How does Recycling work at UCT?
UCT, like many other institutions and organisations worldwide, uses a 2-stream waste policy. All around campus there are green-lidded bins for recyclable/dry waste (anything that can be sorted), and yellow-lidded bins for non-recyclable/wet waste. (anything that is too unhygienic to sort: food, organic, sanitary, medical and garden waste).
Waste from these bins is collected separately. The dry/green waste is taken to a sorting centre (Material Recovery Facility). There the waste is separated into the different types and classes of recyclables, which are then sold. The waste that cannot be recycled or sorted (wet/yellow waste) is taken to landfill. The big challenge is trying to keep wet waste from contaminating the dry waste.
UCT used to have a 4-bin system on Upper Campus, but it did not work well and so was changed to a 2-bin system. Most of the other campuses, including residences, have always employed a two bin waste recycling system. There are also separate recycling procedures for paper, e-waste and hazardous material.

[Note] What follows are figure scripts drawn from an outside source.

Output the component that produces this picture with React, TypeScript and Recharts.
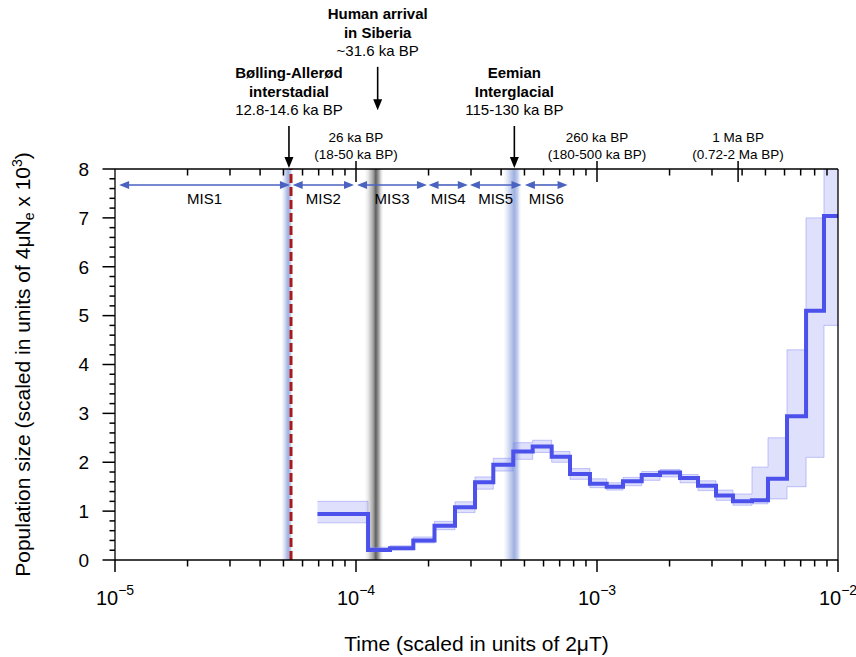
import React from "react";
import {
  Area,
  ComposedChart,
  Line,
  ReferenceArea,
  ReferenceLine,
  Scatter,
  XAxis,
  YAxis,
} from "recharts";

const FONT = '"Liberation Sans", Arial, Helvetica, sans-serif';

// PSMC curve: start time of every step (last entry closes the final step)
const stepTimes = [
  6.92e-5, 1.122e-4, 1.384e-4, 1.729e-4, 2.117e-4, 2.575e-4, 3.118e-4,
  3.713e-4, 4.494e-4, 5.41e-4, 6.486e-4, 7.727e-4, 9.35e-4, 1.097e-3,
  1.282e-3, 1.533e-3, 1.826e-3, 2.211e-3, 2.625e-3, 3.118e-3, 3.666e-3,
  4.397e-3, 5.123e-3, 6.143e-3, 7.37e-3, 8.747e-3, 1e-2,
];
const popSize = [
  0.94, 0.205, 0.24, 0.4, 0.7, 1.08, 1.59, 1.95, 2.22, 2.32, 2.11, 1.76, 1.56,
  1.5, 1.61, 1.74, 1.79, 1.68, 1.52, 1.32, 1.2, 1.22, 1.66, 2.94, 5.1, 7.04,
  7.04,
];
// spread of the bootstrap replicates
const bootLow = [
  0.76, 0.19, 0.21, 0.35, 0.62, 0.97, 1.45, 1.82, 2.06, 2.2, 2.0, 1.65, 1.48,
  1.43, 1.52, 1.63, 1.7, 1.58, 1.42, 1.22, 1.12, 1.15, 1.25, 1.5, 2.1, 4.8,
  4.8,
];
const bootHigh = [
  1.2, 0.26, 0.29, 0.47, 0.79, 1.19, 1.7, 2.08, 2.4, 2.45, 2.22, 1.87, 1.66,
  1.58, 1.69, 1.81, 1.85, 1.75, 1.62, 1.43, 1.35, 1.9, 2.5, 4.3, 7.0, 8.6,
  8.6,
];

const xMajorTicks = [1e-5, 1e-4, 1e-3, 1e-2];
const xMajorExponents = ["\u22125", "\u22124", "\u22123", "\u22122"];
const xMinorFactors = [2, 3, 4, 5, 6, 7, 8, 9];
const yMajorTicks = [0, 1, 2, 3, 4, 5, 6, 7, 8];
const yMinorSteps = [0.2, 0.4, 0.6, 0.8];

const xMinorTicks = xMajorTicks
  .slice(0, 3)
  .flatMap((d) => xMinorFactors.map((m) => m * d));
const yMinorTicks = yMajorTicks
  .slice(0, 8)
  .flatMap((d) => yMinorSteps.map((s) => d + s));

// marine isotope stages
const misNames = ["MIS1", "MIS2", "MIS3", "MIS4", "MIS5", "MIS6"];
const misStart = [1.04e-5, 5.46e-5, 1.01e-4, 2.0e-4, 2.97e-4, 5.02e-4];
const misEnd = [5.32e-5, 9.81e-5, 1.97e-4, 2.91e-4, 4.86e-4, 7.55e-4];
const misLevel = 7.673;

// labelled ticks on top axis
const topTickTimes = [1e-4, 1e-3, 3.85e-3];
const topTickLabels = ["26 ka BP", "260 ka BP", "1 Ma BP"];
const topTickRanges = ["(18-50 ka BP)", "(180-500 ka BP)", "(0.72-2 Ma BP)"];

// events with arrows
const eventTimes = [5.27e-5, 1.23e-4, 4.54e-4];
const eventTitles = [
  ["Bølling-Allerød", "interstadial"],
  ["Human arrival", "in Siberia"],
  ["Eemian", "Interglacial"],
];
const eventDates = ["12.8-14.6 ka BP", "~31.6 ka BP", "115-130 ka BP"];
const eventArrowTop = [8.88, 10.09, 8.88];
const eventArrowTip = [8.02, 9.2, 8.02];

// shaded periods
const bandStart = [4.92e-5, 1.09e-4, 4.11e-4];
const bandEnd = [5.46e-5, 1.294e-4, 4.84e-4];
const bandFill = ["url(#blueBand)", "url(#greyBand)", "url(#blueBand)"];
const redLineTime = 5.374e-5;

const rows = stepTimes.map((t, i) => ({
  t,
  n: popSize[i],
  band: [bootLow[i], bootHigh[i]],
}));

// anchor points for the frame's tick marks
const bottomTickPts = [...xMajorTicks, ...xMinorTicks].map((v) => ({ x: v, y: 0 }));
const topTickPts = xMinorTicks.map((v) => ({ x: v, y: 8 }));
const topEventPts = topTickTimes.map((v) => ({ x: v, y: 8 }));
const leftTickPts = [...yMajorTicks, ...yMinorTicks].map((v) => ({ x: 1e-5, y: v }));

const TICK = { stroke: "#000", strokeWidth: 1.5 };

function BottomLabel({ x, y, payload }: any) {
  const i = xMajorTicks.indexOf(payload.value);
  if (i < 0) return null;
  return (
    <text x={x} y={y + 45} textAnchor="middle" fontFamily={FONT} fontSize={20} fill="#000">
      10
      <tspan dy={-10} fontSize={14}>
        {xMajorExponents[i]}
      </tspan>
    </text>
  );
}

function LeftLabel({ x, y, payload }: any) {
  return (
    <text x={x - 26} y={y} dy="0.36em" textAnchor="end" fontFamily={FONT} fontSize={19} fill="#000">
      {payload.value}
    </text>
  );
}

function BottomTickShape({ cx, cy, payload }: any) {
  const len = xMajorTicks.includes(payload.x) ? 12 : 6.5;
  return (
    <g>
      <line x1={cx} x2={cx} y1={cy} y2={cy + len} {...TICK} />
    </g>
  );
}

function TopTickShape({ cx, cy }: any) {
  return (
    <g>
      <line x1={cx} x2={cx} y1={cy} y2={cy + 6.5} {...TICK} />
    </g>
  );
}

function LeftTickShape({ cx, cy, payload }: any) {
  const len = yMajorTicks.includes(payload.y) ? 12.5 : 5.5;
  return (
    <g>
      <line x1={cx - len} x2={cx} y1={cy} y2={cy} {...TICK} />
    </g>
  );
}

function TopEventShape({ cx, cy, payload }: any) {
  const i = topTickTimes.indexOf(payload.x);
  return (
    <g fontFamily={FONT} fontSize={13.5} fill="#000" textAnchor="middle">
      <line x1={cx} x2={cx} y1={cy - 8} y2={cy + 13} {...TICK} />
      <text x={cx} y={cy - 27.5}>{topTickLabels[i]}</text>
      <text x={cx} y={cy - 10}>{topTickRanges[i]}</text>
    </g>
  );
}

function MisArrow({ x1, x2, y1, name }: any) {
  const c = "#4a62c0";
  const h = 10;
  const w = 4;
  return (
    <g>
      <line x1={x1 + h - 1} x2={x2 - h + 1} y1={y1} y2={y1} stroke={c} strokeWidth={1.6} />
      <polygon points={`${x1},${y1} ${x1 + h},${y1 - w} ${x1 + h},${y1 + w}`} fill={c} />
      <polygon points={`${x2},${y1} ${x2 - h},${y1 - w} ${x2 - h},${y1 + w}`} fill={c} />
      <text x={(x1 + x2) / 2} y={y1 + 19} textAnchor="middle" fontFamily={FONT} fontSize={15} fill="#000">
        {name}
      </text>
    </g>
  );
}

function EventArrow({ x1, y1, y2, i }: any) {
  return (
    <g fontFamily={FONT} fontSize={15} fill="#000" textAnchor="middle">
      <line x1={x1} x2={x1} y1={y1} y2={y2 - 9} stroke="#000" strokeWidth={1.6} />
      <polygon points={`${x1},${y2} ${x1 - 4.5},${y2 - 11} ${x1 + 4.5},${y2 - 11}`} fill="#000" />
      <text x={x1} y={y1 - 47.5} fontWeight="bold">{eventTitles[i][0]}</text>
      <text x={x1} y={y1 - 29} fontWeight="bold">{eventTitles[i][1]}</text>
      <text x={x1} y={y1 - 10.5}>{eventDates[i]}</text>
    </g>
  );
}

export default function App() {
  return (
    <div style={{ position: "absolute", left: 0, top: 0, width: 856, height: 657, background: "#fff" }}>
      <ComposedChart
        width={856}
        height={657}
        data={rows}
        margin={{ top: 168, right: 17, bottom: 37, left: 55 }}
      >
        <defs>
          <linearGradient id="blueBand" x1="0" y1="0" x2="1" y2="0">
            <stop offset="0" stopColor="#e6ebf8" stopOpacity={0.2} />
            <stop offset="0.25" stopColor="#d8e0f4" />
            <stop offset="0.6" stopColor="#9fb0e0" />
            <stop offset="0.8" stopColor="#c4cfee" />
            <stop offset="1" stopColor="#eef1fa" stopOpacity={0.2} />
          </linearGradient>
          <linearGradient id="greyBand" x1="0" y1="0" x2="1" y2="0">
            <stop offset="0" stopColor="#f4f4f4" stopOpacity={0.3} />
            <stop offset="0.2" stopColor="#e2e2e2" />
            <stop offset="0.45" stopColor="#a5a5a5" />
            <stop offset="0.6" stopColor="#5e5e5e" />
            <stop offset="0.78" stopColor="#a8a8a8" />
            <stop offset="1" stopColor="#f2f2f2" stopOpacity={0.3} />
          </linearGradient>
        </defs>
        <XAxis
          dataKey="t"
          type="number"
          scale="log"
          domain={[1e-5, 1e-2]}
          allowDataOverflow
          ticks={xMajorTicks}
          interval={0}
          tickSize={0}
          tickMargin={0}
          tickLine={false}
          tick={<BottomLabel />}
          axisLine={{ stroke: "#000", strokeWidth: 1.3 }}
          height={60}
          label={{
            content: ({ viewBox }: any) => (
              <text
                x={viewBox.x + viewBox.width / 2}
                y={651}
                textAnchor="middle"
                fontFamily={FONT}
                fontSize={21}
                fill="#000"
              >
                Time (scaled in units of 2μT)
              </text>
            ),
          }}
        />
        <XAxis
          xAxisId="frame"
          orientation="top"
          dataKey="x"
          type="number"
          scale="log"
          domain={[1e-5, 1e-2]}
          tick={false}
          tickLine={false}
          axisLine={{ stroke: "#000", strokeWidth: 1.3 }}
          height={1}
        />
        <YAxis
          type="number"
          domain={[0, 8]}
          allowDataOverflow
          ticks={yMajorTicks}
          interval={0}
          tickSize={0}
          tickMargin={0}
          tickLine={false}
          tick={<LeftLabel />}
          axisLine={{ stroke: "#000", strokeWidth: 1.3 }}
          width={60}
          label={{
            content: ({ viewBox }: any) => {
              const cx = 22;
              const cy = viewBox.y + viewBox.height / 2;
              return (
                <text
                  x={cx}
                  y={cy}
                  dy="0.36em"
                  transform={`rotate(-90, ${cx}, ${cy})`}
                  textAnchor="middle"
                  fontFamily={FONT}
                  fontSize={21}
                  fill="#000"
                >
                  Population size (scaled in units of 4μN
                  <tspan dy={4} fontSize={14}>e</tspan>
                  <tspan dy={-4}> x 10</tspan>
                  <tspan dy={-8} fontSize={14}>3</tspan>
                  <tspan dy={8}>)</tspan>
                </text>
              );
            },
          }}
        />
        <YAxis
          yAxisId="frame"
          orientation="right"
          dataKey="y"
          type="number"
          domain={[0, 8]}
          width={1}
          tick={false}
          tickLine={false}
          axisLine={{ stroke: "#000", strokeWidth: 1.3 }}
        />

        {bandStart.map((s, i) => (
          <ReferenceArea
            key={`band${i}`}
            x1={s}
            x2={bandEnd[i]}
            y1={0}
            y2={8}
            fill={bandFill[i]}
            fillOpacity={1}
            stroke="none"
          />
        ))}
        <ReferenceLine
          x={redLineTime}
          stroke="#a8191c"
          strokeWidth={3}
          strokeDasharray="9 4"
        />

        <Area
          dataKey="band"
          type="stepAfter"
          fill="#6e73f0"
          fillOpacity={0.22}
          stroke="#8c90f5"
          strokeOpacity={0.5}
          strokeWidth={1}
          isAnimationActive={false}
        />
        <Line
          dataKey="n"
          type="stepAfter"
          stroke="#4b51ea"
          strokeWidth={4}
          dot={false}
          activeDot={false}
          isAnimationActive={false}
        />

        <Scatter
          data={bottomTickPts}
          xAxisId="frame"
          yAxisId="frame"
          shape={(p: any) => <BottomTickShape {...p} />}
          isAnimationActive={false}
        />
        <Scatter
          data={topTickPts}
          xAxisId="frame"
          yAxisId="frame"
          shape={(p: any) => <TopTickShape {...p} />}
          isAnimationActive={false}
        />
        <Scatter
          data={topEventPts}
          xAxisId="frame"
          yAxisId="frame"
          shape={(p: any) => <TopEventShape {...p} />}
          isAnimationActive={false}
        />
        <Scatter
          data={leftTickPts}
          xAxisId="frame"
          yAxisId="frame"
          shape={(p: any) => <LeftTickShape {...p} />}
          isAnimationActive={false}
        />

        {misNames.map((name, i) => (
          <ReferenceLine
            key={name}
            segment={[
              { x: misStart[i], y: misLevel },
              { x: misEnd[i], y: misLevel },
            ]}
            ifOverflow="visible"
            shape={(p: any) => <MisArrow {...p} name={name} />}
          />
        ))}
        {eventTimes.map((t, i) => (
          <ReferenceLine
            key={`ev${i}`}
            segment={[
              { x: t, y: eventArrowTop[i] },
              { x: t, y: eventArrowTip[i] },
            ]}
            ifOverflow="visible"
            shape={(p: any) => <EventArrow {...p} i={i} />}
          />
        ))}
      </ComposedChart>
    </div>
  );
}
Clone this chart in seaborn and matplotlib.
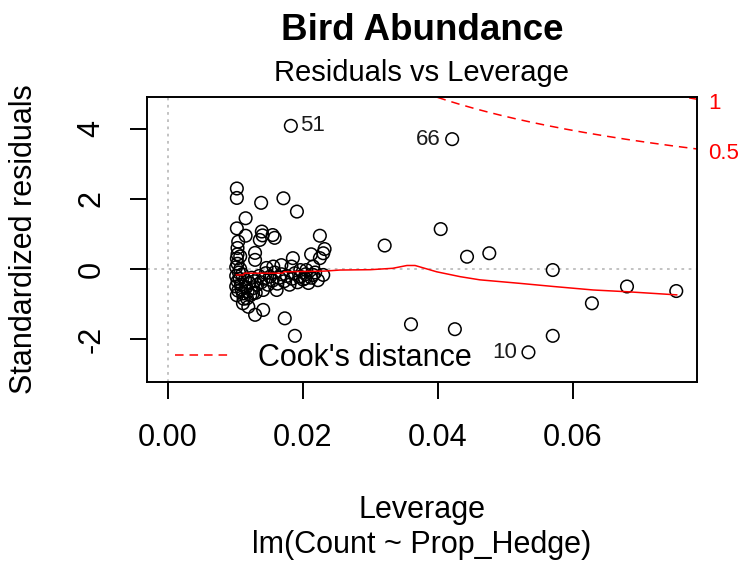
import numpy as np
import pandas as pd
import matplotlib
matplotlib.use("Agg")
import matplotlib.pyplot as plt
from matplotlib.lines import Line2D
import seaborn as sns

# ---------------- data ----------------
leverage = [
    # labelled / outer points
    0.0182, 0.0421, 0.0534,
    0.0321, 0.0404, 0.0443, 0.0476, 0.0570, 0.0680, 0.0753, 0.0628, 0.0360, 0.0425, 0.0570,
    # upper part of cluster
    0.0102, 0.0102, 0.0138, 0.0171, 0.0191, 0.0115, 0.0102, 0.0115, 0.0104, 0.0139,
    0.0140, 0.0155, 0.0158, 0.0136, 0.0225, 0.0232, 0.0212, 0.0225, 0.0230, 0.0103,
    # middle of cluster
    0.0103, 0.0102, 0.0107, 0.0129, 0.0129, 0.0185, 0.0168, 0.0156, 0.0146, 0.0183,
    0.0196, 0.0205, 0.0215, 0.0230, 0.0203, 0.0215,
    # dense mass, left
    0.0101, 0.0103, 0.0101, 0.0104, 0.0102, 0.0106, 0.0108, 0.0109, 0.0111, 0.0112,
    0.0114, 0.0116, 0.0118, 0.0120, 0.0122, 0.0124, 0.0126, 0.0128, 0.0130, 0.0132,
    0.0105, 0.0110, 0.0101, 0.0103, 0.0107,
    # dense mass, right
    0.0135, 0.0138, 0.0142, 0.0145, 0.0148, 0.0151, 0.0155, 0.0158, 0.0162, 0.0165,
    0.0168, 0.0172, 0.0176, 0.0180, 0.0184, 0.0188, 0.0192, 0.0196, 0.0200, 0.0204,
    0.0208, 0.0212, 0.0218, 0.0222,
    # lower tail
    0.0161, 0.0141, 0.0126, 0.0117, 0.0111, 0.0119, 0.0129, 0.0141, 0.0173, 0.0188,
]
std_resid = [
    4.09, 3.71, -2.38,
    0.67, 1.14, 0.35, 0.45, -0.03, -0.50, -0.63, -0.98, -1.58, -1.72, -1.91,
    2.30, 2.03, 1.89, 2.02, 1.64, 1.45, 1.16, 0.95, 0.78, 1.07,
    0.96, 0.97, 0.89, 0.83, 0.95, 0.57, 0.42, 0.31, 0.45, 0.60,
    0.42, 0.30, 0.36, 0.46, 0.26, 0.31, 0.11, 0.07, 0.03, 0.07,
    -0.03, -0.03, 0.07, -0.17, -0.27, -0.17,
    -0.20, -0.35, -0.50, -0.62, -0.75, -0.28, -0.45, -0.58, -0.70, -0.85,
    -0.30, -0.52, -0.64, -0.40, -0.75, -0.25, -0.55, -0.35, -0.68, -0.45,
    -0.10, -0.15, 0.05, 0.15, 0.00,
    -0.20, -0.38, -0.28, -0.12, -0.45, -0.22, -0.33, -0.10, -0.42, -0.25,
    -0.15, -0.35, -0.20, -0.45, -0.28, -0.12, -0.38, -0.22, -0.30, -0.15,
    -0.40, -0.25, -0.10, -0.32,
    -0.60, -0.60, -0.69, -0.84, -0.98, -1.08, -1.31, -1.17, -1.41, -1.91,
]

# labelled observations
label_ids = ["51", "66", "10"]
label_lev = [0.0182, 0.0421, 0.0534]
label_res = [4.09, 3.71, -2.38]
label_side = ["right", "left", "left"]

# red smoother
smooth_lev = [0.0101, 0.0112, 0.0113, 0.0170, 0.0172, 0.0232, 0.0255, 0.0300, 0.0333,
              0.0354, 0.0366, 0.0398, 0.0433, 0.0462, 0.0521, 0.0571, 0.0630, 0.0680, 0.0754]
smooth_res = [-0.17, -0.17, -0.12, -0.12, -0.08, -0.06, -0.03, -0.02, 0.02,
              0.10, 0.10, -0.08, -0.22, -0.31, -0.41, -0.50, -0.60, -0.65, -0.74]

# Cook's distance contour levels, number of model parameters
cook_levels = [0.5, 1.0]
cook_labels = ["0.5", "1"]
n_params = 2

x_ticks = [0.00, 0.02, 0.04, 0.06]
x_ticklabels = ["0.00", "0.02", "0.04", "0.06"]
y_ticks = [-2, 0, 2, 4]
y_ticklabels = ["-2", "0", "2", "4"]

# ---------------- style ----------------
sns.set_theme(style="ticks")
plt.rcParams["font.family"] = ["Liberation Sans", "DejaVu Sans"]
plt.rcParams["text.color"] = "black"
plt.rcParams["axes.labelcolor"] = "black"

W, H = 739, 568
fig = plt.figure(figsize=(W / 100, H / 100), dpi=100)
L, R, T, B = 147, 697, 97, 382
ax = fig.add_axes([L / W, 1 - B / H, (R - L) / W, (B - T) / H])

xmin, xmax = -0.00311, 0.07837
ymin, ymax = -3.229, 4.914
ax.set_xlim(xmin, xmax)
ax.set_ylim(ymin, ymax)

# reference lines
grey_dots = (0, (1.5, 2.5))
ax.axhline(0, color="#BDBDBD", lw=1.3, ls=grey_dots, zorder=1)
ax.axvline(0, color="#BDBDBD", lw=1.3, ls=grey_dots, zorder=1)

df = pd.DataFrame({"Leverage": leverage, "Std. residual": std_resid})
sns.scatterplot(data=df, x="Leverage", y="Std. residual", ax=ax, marker="o",
                s=82, facecolors="none", edgecolor="black", linewidth=1.1, zorder=3)

sm = pd.DataFrame({"lev": smooth_lev, "res": smooth_res})
sns.lineplot(data=sm, x="lev", y="res", ax=ax, color="red", lw=1.1,
             estimator=None, sort=False, zorder=4)

# Cook's distance contours
cook_ls = (0, (5.6, 3.9))
hh = np.linspace(0.0101, xmax, 201)
for lvl, lab in zip(cook_levels, cook_labels):
    cl = np.sqrt(lvl * n_params * (1 - hh) / hh)
    ax.plot(hh, cl, color="red", lw=1.1, ls=cook_ls, zorder=2)
    ax.plot(hh, -cl, color="red", lw=1.1, ls=cook_ls, zorder=2)
    yl = np.sqrt(lvl * n_params * (1 - xmax) / xmax)
    ax.text(1.02, yl - 0.13, lab, transform=ax.get_yaxis_transform(), color="red",
            fontsize=16, ha="left", va="center", clip_on=False)

# point labels
for lab, lx, ly, side in zip(label_ids, label_lev, label_res, label_side):
    off = 6.5 if side == "right" else -8.3
    ax.annotate(lab, (lx, ly), xytext=(off, 0), textcoords="offset points",
                ha="left" if side == "right" else "right", va="center",
                fontsize=16, color="#1a1a1a")

# legend
handle = Line2D([0], [0], color="red", lw=1.1, ls=cook_ls)
ax.legend([handle], ["Cook's distance"], loc="center left",
          bbox_to_anchor=((175 - L) / (R - L), (B - 358) / (B - T)),
          frameon=False, fontsize=22, handlelength=1.75, handletextpad=0.95,
          borderpad=0, borderaxespad=0, labelcolor="black")

# axes styling
for sp in ax.spines.values():
    sp.set_visible(True)
    sp.set_color("black")
    sp.set_linewidth(1.4)
ax.set_xticks(x_ticks)
ax.set_xticklabels(x_ticklabels)
ax.set_yticks(y_ticks)
ax.set_yticklabels(y_ticklabels, rotation=90, va="center")
ax.tick_params(axis="both", direction="out", length=12.2, width=1.4,
               labelsize=22, pad=17, colors="black")
ax.set_xlabel("")
ax.set_ylabel("")

# titles and axis labels
cx = (L + R) / 2 / W
fig.text(cx, 1 - 30 / H, "Bird Abundance", ha="center", va="center",
         fontsize=26.5, fontweight="bold", color="black")
fig.text(cx, 1 - 73 / H, "Residuals vs Leverage", ha="center", va="center",
         fontsize=21, color="black")
fig.text(cx, 1 - 510 / H, "Leverage", ha="center", va="center", fontsize=22,
         color="black")
fig.text(cx, 1 - 545 / H, "lm(Count ~ Prop_Hedge)", ha="center", va="center",
         fontsize=22, color="black")
fig.text(24 / W, 1 - (T + B) / 2 / H, "Standardized residuals", rotation=90,
         ha="center", va="center", fontsize=22, color="black")

fig.savefig("out.png", dpi=100, facecolor="white")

The recycling system can be complicated, and does not work perfectly, but it does make a significant difference and is an important start. UCT generates up to 8 tonnes of waste per day. The monitoring of recycling and waste at the university is done through the Waste Task Team, which is a subcommittee of the Environmental Management Working Group. Any suggestions or feedback can be directed to the recycling portfolio representative on the GCI committee, or to the EMWG directly.
Ultimately, the system’s effectiveness depends on how well UCT students and staff use it. Remember, try to also reduce your consumption, and re-use what you can, before recycling.